The president will have lunch with Pence at the White House.

 

The vice president, in addition to dining with Trump, will convene a meeting of the White House coronavirus task force and participate in an evening briefing for the media.

 

The Coronavirus Report, helmed by The Hill’s Editor-at-Large Steve Clemons, has updates and exclusive video interviews with policymakers emailed each day. Sign up HERE!

 

Hill.TV’s “Rising” program features news and interviews at http://thehill.com/hilltv or on YouTube at 10:30 a.m. ET at Rising on YouTube.



ELSEWHERE

Contact tracing: The United States is now immersed in a civil liberties, big-brother debate about asking Americans to use Bluetooth technology and cell-phone apps on a voluntary basis to help the public health community figure out who may have been in contact with people infected with COVID-19. Google and Apple say the app they teamed up to create preserves anonymity and has no repository to archive information beyond 14 days (CBS News “Sunday Morning”). … State and local health departments are lobbying Congress for billions of dollars to hire and train more U.S. contact tracers beyond the current 2,200, upping the commitment to as many as 100,000 (The Hill).  

 

Business slide: Disney, the largest entertainment company in the world, will stop paying 100,000 employees this week in an effort to drastically cut costs during the coronavirus crisis.
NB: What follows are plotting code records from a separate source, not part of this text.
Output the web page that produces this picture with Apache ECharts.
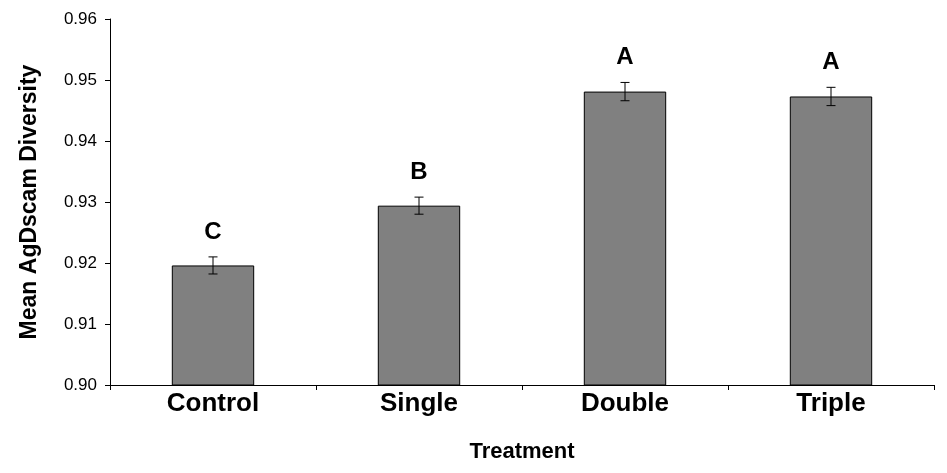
<!DOCTYPE html>
<html>
<head>
<meta charset="utf-8">
<script src="https://cdn.jsdelivr.net/npm/echarts@6/dist/echarts.min.js"></script>
<style>html,body{margin:0;padding:0;background:#fff}#c{width:947px;height:473px}</style>
</head>
<body>
<div id="c"></div>
<script>
const categories = ['Control', 'Single', 'Double', 'Triple'];
const means = [0.9196, 0.9294, 0.9481, 0.9473];
const errors = [0.0014, 0.0014, 0.0015, 0.0015];
const letters = ['C', 'B', 'A', 'A'];
const yTicks = [0.90, 0.91, 0.92, 0.93, 0.94, 0.95, 0.96];

const chart = echarts.init(document.getElementById('c'));
const font = 'Liberation Sans, Arial, sans-serif';

chart.setOption({
  animation: false,
  backgroundColor: '#fff',
  grid: { left: 110, right: 13, top: 19, bottom: 88, containLabel: false, outerBoundsMode: 'none' },
  xAxis: {
    type: 'category',
    data: categories,
    name: 'Treatment',
    nameLocation: 'middle',
    nameGap: 56,
    nameTextStyle: { fontFamily: font, fontWeight: 'bold', fontSize: 22, color: '#000' },
    axisLine: { lineStyle: { color: '#000', width: 1 } },
    axisTick: { show: true, alignWithLabel: false, length: 5, lineStyle: { color: '#000' } },
    axisLabel: { fontFamily: font, fontWeight: 'bold', fontSize: 26, color: '#000', margin: 6 }
  },
  yAxis: {
    type: 'value',
    min: yTicks[0],
    max: yTicks[yTicks.length - 1],
    interval: 0.01,
    name: 'Mean AgDscam Diversity',
    nameLocation: 'middle',
    nameGap: 69,
    nameTextStyle: { fontFamily: font, fontWeight: 'bold', fontSize: 23, color: '#000' },
    axisLine: { show: true, lineStyle: { color: '#000', width: 1 } },
    axisTick: { show: true, length: 5, lineStyle: { color: '#000' } },
    splitLine: { show: false },
    axisLabel: { fontFamily: font, fontSize: 17, color: '#000', margin: 13,
      formatter: v => v.toFixed(2) }
  },
  series: [
    {
      type: 'bar',
      data: means,
      barWidth: '40%',
      itemStyle: { color: '#808080', borderColor: '#000', borderWidth: 1 },
      z: 2
    },
    {
      type: 'custom',
      z: 5,
      data: categories.map((c, i) => [i, means[i], errors[i]]),
      renderItem: function (params, api) {
        const i = api.value(0), m = api.value(1), e = api.value(2);
        const top = api.coord([i, m + e]);
        const bot = api.coord([i, m - e]);
        const cap = 4.5;
        const st = { stroke: '#000', lineWidth: 1 };
        return {
          type: 'group',
          children: [
            { type: 'line', shape: { x1: top[0], y1: top[1], x2: bot[0], y2: bot[1] }, style: st },
            { type: 'line', shape: { x1: top[0] - cap, y1: top[1], x2: top[0] + cap, y2: top[1] }, style: st },
            { type: 'line', shape: { x1: bot[0] - cap, y1: bot[1], x2: bot[0] + cap, y2: bot[1] }, style: st }
          ]
        };
      }
    },
    {
      type: 'custom',
      z: 6,
      data: categories.map((c, i) => [i, means[i] + errors[i]]),
      renderItem: function (params, api) {
        const i = api.value(0), y = api.value(1);
        const p = api.coord([i, y]);
        return {
          type: 'text',
          style: {
            x: p[0], y: p[1] - 25,
            text: letters[params.dataIndex],
            fontFamily: font, fontWeight: 'bold', fontSize: 24, fill: '#000',
            align: 'center', verticalAlign: 'middle'
          }
        };
      }
    }
  ]
});
</script>
</body>
</html>
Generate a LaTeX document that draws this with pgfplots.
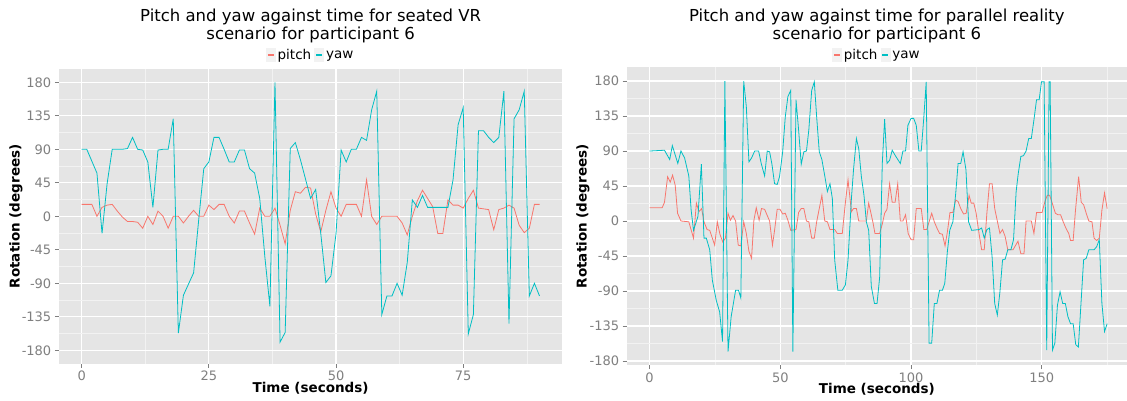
\documentclass[border=0pt]{standalone}
\usepackage{fontspec}
\setmainfont{DejaVu Sans}
\usepackage{pgfplots}
\pgfplotsset{compat=1.18}
\definecolor{ggbg}{HTML}{E5E5E5}
\definecolor{ggminor}{HTML}{F2F2F2}
\definecolor{gggrey}{HTML}{7F7F7F}
\definecolor{cpitch}{HTML}{F8766D}
\definecolor{cyaw}{HTML}{00BFC4}
\pgfplotsset{
  ggstyle/.style={
    scale only axis,
    anchor=south west,
    axis background/.style={fill=ggbg},
    axis line style={draw=none},
    grid=both,
    major grid style={white, line width=1.1pt},
    minor grid style={ggminor, line width=0.5pt},
    tick align=outside,
    major tick length=4pt,
    minor tick length=0pt,
    tick style={color=gggrey, line width=0.8pt},
    xtick pos=bottom, ytick pos=left,
    ticklabel style={font=\fontsize{13}{15}\selectfont, text=gggrey},
    /pgf/number format/assume math mode=true,
    ytick={-180,-135,-90,-45,0,45,90,135,180},
    minor ytick={-157.5,-112.5,-67.5,-22.5,22.5,67.5,112.5,157.5},
    yticklabels={-180,-135,-90,-45,0,45,90,135,180},
    label style={font=\bfseries\fontsize{13.5}{16}\selectfont},
    xlabel={Time (seconds)},
    ylabel={Rotation (degrees)},
    legend columns=2,
    legend style={draw=none, fill=none, inner sep=0pt, font=\fontsize{13.5}{16}\selectfont,
      /tikz/every even column/.append style={column sep=1pt}},
    legend image code/.code={
      \fill[black!5] (0pt,-6.5pt) rectangle (9pt,6.5pt);
      \draw[line width=1.2pt] (1.5pt,0pt) -- (7.5pt,0pt);
    },
    title style={align=center, anchor=center, font=\fontsize{16.5}{18.5}\selectfont},
    every axis plot/.append style={line width=0.8pt, mark=none},
  }
}
\begin{document}
\begin{tikzpicture}[x=1pt,y=1pt]
\useasboundingbox (0,0) rectangle (1127,401);
\begin{axis}[ggstyle,
  at={(58.8pt,37.3pt)}, width=503.6pt, height=294.8pt,
  xmin=-4.5, xmax=94.5, ymin=-198, ymax=198,
  xtick={0,25,50,75}, minor xtick={12.5,37.5,62.5,87.5},
  xticklabels={0,25,50,75},
  xlabel style={at={(axis description cs:0.5,-0.084)}, anchor=center},
  ylabel style={at={(axis description cs:-0.085,0.5)}, anchor=center},
  title={Pitch and yaw against time for seated VR\\scenario for participant 6},
  title style={at={(axis description cs:0.5,1.126)}},
  legend style={at={(axis description cs:0.5,1.047)}, anchor=center},
]
\addplot[cpitch] coordinates {
(0,16)(1,16)(2,16)(3,0)(4,12)(5,15)(6,16)(7,7)(8,-1)(9,-7)(10,-7)(11,-8)(12,-16)(13,0)(14,-11)(15,7)(16,0)(17,-16)(18,0)(19,0)(20,-9)(21,0)(22,8)(23,0)(24,0)(25,15)(26,9)(27,16)(28,16)(29,0)(30,-9)(31,7)(32,7)(33,-9)(34,-24)(35,11)(36,0)(37,0)(38,11)(39,-12)(40,-37)(41,8)(42,33)(43,31)(44,39)(45,38)(46,3)(47,-21)(48,8)(49,33)(50,11)(51,0)(52,16)(53,16)(54,16)(55,0)(56,49)(57,0)(58,-11)(59,0)(60,0)(61,0)(62,0)(63,-9)(64,-25)(65,0)(66,21)(67,35)(68,24)(69,13)(70,-23)(71,-23)(72,22)(73,15)(74,15)(75,11)(76,24)(77,35)(78,11)(79,10)(80,9)(81,-18)(82,9)(83,11)(84,15)(85,11)(86,-12)(87,-22)(88,-16)(89,16)(90,16)
};
\addlegendentry{pitch}
\addplot[cyaw] coordinates {
(0,90)(1,90)(3,58)(4,-23)(5,44)(6,90)(7,90)(8,90)(9,91)(10,106)(11,90)(12,89)(13,73)(14,12)(15,89)(16,90)(17,90)(18,131)(19,-157)(20,-106)(21,-91)(22,-76)(23,-5)(24,64)(25,73)(26,106)(27,106)(28,90)(29,73)(30,73)(31,89)(32,89)(33,64)(34,58)(35,24)(36,-54)(37,-121)(38,180)(39,-169)(40,-156)(41,91)(42,99)(43,76)(44,50)(45,24)(46,36)(47,-23)(48,-89)(49,-80)(50,-23)(51,89)(52,73)(53,90)(54,90)(55,106)(56,102)(57,143)(58,168)(59,-132)(60,-107)(61,-107)(62,-90)(63,-106)(64,-62)(65,22)(66,12)(67,28)(68,12)(69,12)(70,12)(71,12)(72,12)(73,49)(74,123)(75,146)(76,-158)(77,-132)(78,115)(79,115)(80,106)(81,99)(82,106)(83,168)(84,-144)(85,131)(86,143)(87,168)(88,-107)(89,-90)(90,-107)
};
\addlegendentry{yaw}
\end{axis}
\begin{axis}[ggstyle,
  at={(626.7pt,35.8pt)}, width=500.3pt, height=297.7pt,
  xmin=-8.75, xmax=182.6, ymin=-185.4, ymax=197.4,
  xtick={0,50,100,150}, minor xtick={25,75,125,175},
  xticklabels={0,50,100,150},
  xlabel style={at={(axis description cs:0.5,-0.082)}, anchor=center},
  ylabel style={at={(axis description cs:-0.0873,0.5)}, anchor=center},
  title={Pitch and yaw against time for parallel reality\\scenario for participant 6},
  title style={at={(axis description cs:0.5,1.120)}},
  legend style={at={(axis description cs:0.5,1.042)}, anchor=center},
]
\addplot[cpitch] coordinates {
(0,17)(4.8,17)(5.7,24)(6.9,57)(7.9,50)(8.8,59)(9.8,46)(10.7,10)(12,0)(15,-1)(16.8,-22)(17.9,23)(18.9,12)(19.9,16)(20.8,-1)(22,-11)(23,-12)(24.9,-31)(25.9,-1)(26.9,-17)(28,-27)(29,-22)(30,10)(30.9,1)(31.9,7)(32.9,0)(33.9,-31)(34.9,-32)(36,-1)(37,-16)(38,-39)(39,-48)(39.9,1)(40.8,17)(41.9,1)(42.8,16)(44,15)(45.9,0)(47,-31)(47.8,-12)(48.8,15)(49.9,15)(50.9,9)(51.9,10)(52.9,1)(54,-12)(56,-11)(57,11)(58,16)(59,16)(60,0)(60.9,-1)(62,-22)(63,-22)(63.9,-1)(64.9,16)(65.9,33)(67,0)(68,-1)(69,-11)(70.8,-11)(71.8,-16)(73.7,-16)(74.9,24)(75.9,53)(77.2,12)(78,16)(79.1,16)(80,0)(82.9,0)(83.8,23)(84.8,8)(85.5,-3)(86.2,-16)(88,-16)(89,-4)(89.9,10)(90.8,15)(91.8,48)(92.8,24)(93.9,24)(94.9,48)(95.9,0)(96.9,0)(97.9,8)(98.9,-16)(100,-24)(101,-24)(102,16)(103.9,16)(104.9,-11)(106,-11)(107.9,10)(108.9,-1)(109.9,-9)(110.9,-16)(112,-17)(113,-32)(113.9,-14)(114.9,11)(116,11)(117.1,27)(118,25)(119,16)(120.1,9)(121.1,10)(122.2,33)(123,23)(124,23)(124.9,10)(126,-16)(127,-37)(128,-37)(129,10)(130,48)(131,48)(132,16)(133,0)(134,-16)(135,-11)(136,-20)(137,-37)(139,-37)(140.9,-26)(142,-42)(143.2,-42)(144,0)(146,0)(147,-16)(148,11)(150.1,11)(151.2,25)(152.1,33)(153,33)(154,23)(155.2,10)(156.2,8)(157.2,8)(158.2,-1)(159.2,-9)(160.3,-16)(161,-25)(162,-25)(162.9,14)(164.1,57)(165.1,24)(166,21)(167,10)(168,0)(169.2,-1)(170,-22)(171,-25)(172,-22)(173,14)(174,36)(175,16)
};
\addlegendentry{pitch}
\addplot[cyaw] coordinates {
(0,90)(5.7,91)(7.7,79)(8.7,97)(10.8,74)(12,90)(13.4,81)(15,58)(15.9,14)(16.8,-12)(18.5,6)(19.8,73)(20.8,-22)(21.7,-22)(23,-37)(24,-76)(25.5,-102)(26.8,-117)(27.9,-155)(28.8,180)(30,-168)(31.2,-123)(32.9,-89)(34,-89)(34.9,-99)(36,180)(37,147)(38,76)(39,81)(40.2,90)(41.7,90)(42.7,74)(44,58)(45,90)(45.9,89)(46.8,73)(47.8,48)(48.8,47)(49.7,57)(50.9,89)(51.9,134)(52.9,160)(54,168)(54.8,-168)(56,156)(57,117)(58,73)(59,89)(60,90)(60.9,117)(62,168)(63,179)(63.9,134)(64.9,89)(65.9,79)(67,58)(68,38)(69,48)(69.9,29)(70.8,-50)(72,-89)(73.7,-89)(74.9,-82)(75.9,-50)(77.2,29)(78,66)(79.1,106)(80,93)(81,57)(82,33)(82.9,-1)(83.8,-12)(84.8,-84)(86,-106)(87,-106)(88,-72)(89,74)(89.9,131)(90.8,74)(91.8,78)(92.8,91)(94,84)(95.9,74)(96.9,90)(97.9,90)(98.8,123)(100,132)(101,132)(102,123)(103,90)(103.9,90)(104.9,134)(105.8,179)(106.9,-157)(107.9,-157)(108.9,-106)(109.9,-106)(110.9,-89)(112,-89)(112.9,-80)(113.9,-39)(114.8,-12)(116,-1)(117.1,36)(118,74)(119,74)(119.9,89)(121,66)(122,-1)(123.2,-12)(126,-11)(127,-9)(128,-22)(129,-11)(130,-9)(131,-46)(132,-106)(133,-121)(134,-91)(135,-50)(136,-49)(137,-37)(138.2,-37)(139.2,-24)(140.2,38)(141,61)(142,83)(143,84)(144,90)(145,106)(146,106)(147,130)(148,156)(149,156)(149.9,179)(150.9,179)(151.9,-166)(152.8,179)(153.2,179)(154.1,-166)(155,-157)(156,-108)(157,-91)(158,-106)(159,-106)(160,-123)(161,-132)(162,-132)(163,-159)(164,-162)(165,-106)(166,-50)(167,-48)(168,-37)(169,-37)(170,-37)(171,-33)(172,-24)(173,-106)(174,-142)(175,-132)
};
\addlegendentry{yaw}
\end{axis}
\end{tikzpicture}
\end{document}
The Financial Times reported on Sunday that the company, which hauled in $7 billion last year, advised employees to seek federal help from expanded federal Coronavirus Aid, Relief, and Economic Security Act unemployment benefits. However, it will honor executive bonus commitments and a $1.5 billion dividend payment to stockholders (The Hill). … Dallas-based Neiman Marcus, which has furloughed workers and missed a debt repayment, will file to seek bankruptcy protection this week, Reuters reports. It appears poised to be the first U.S. department store chain to falter during the pandemic-hastened economic downturn.

 

Hospital hackers: Where there is suffering, there are malevolent people who try to profit: U.S. hospitals are being targeted by hackers who see vulnerable targets as easy prey in a crisis. A major threat to hospitals over the past month has been ransomware attacks, which involve hackers locking up a network and demanding payment to allow access again. Experts are warning that they expect these attacks to only increase (The Hill). 

 

Sports: Professional sports is by no means the only athletic industry that has been profoundly affected by COVID-19: the ongoing pandemic could cripple youth sports across the country. The Associated Press reports that the virus has caused a roughly $25 billion industry to shut down as baseball fields, gyms and other athletic facilities sit barren while youth leagues and tournaments are postponed or canceled outright. The Amateur Athletic Union reported that membership from 20,000 to 3,000 in a matter of weeks as it remains hopeful that it can hold tournaments in the near future.

 

“One World: Together at Home”: With an impressive assemblage of star power, global concert “One World” over the weekend raised nearly $128 million for the World Health Organization and regional charities that are helping to battle the coronavirus (The Hill)

 

 

 



THE CLOSER

And finally …  America’s zoos and aquariums, many of which are closed to the public during the coronavirus crisis, are under financial strain, just like most of the country. Nonetheless, they are trying to be happy places, thanks to their keepers and creative marketing teams that reel in virtual visitors, TV hits and social media enthusiasts.

 

Don’t miss:

 

The Cincinnati Zoo is selling masks for adults and children adorned with playful animal prints. You may have thought your bandanas were sufficient, but for $18.99, don’t forget your snout can signal more than “stay away.”

 

The Chicago Aquarium recently let penguins walk around the building to check out what’s on the other side of their enclosures. Adorable! (CBS News video).

 

The Milwaukee County Zoo encouraged its large blue iguana, “Digger,” to take a pretty peppy stroll around the Aquatic and Reptile Center over the weekend (CBS News video).

 

And be snoopy while you have the time! Webcam opportunities afford up-close views of how various animals survive in their own perpetual lockdown (The Daily Beast).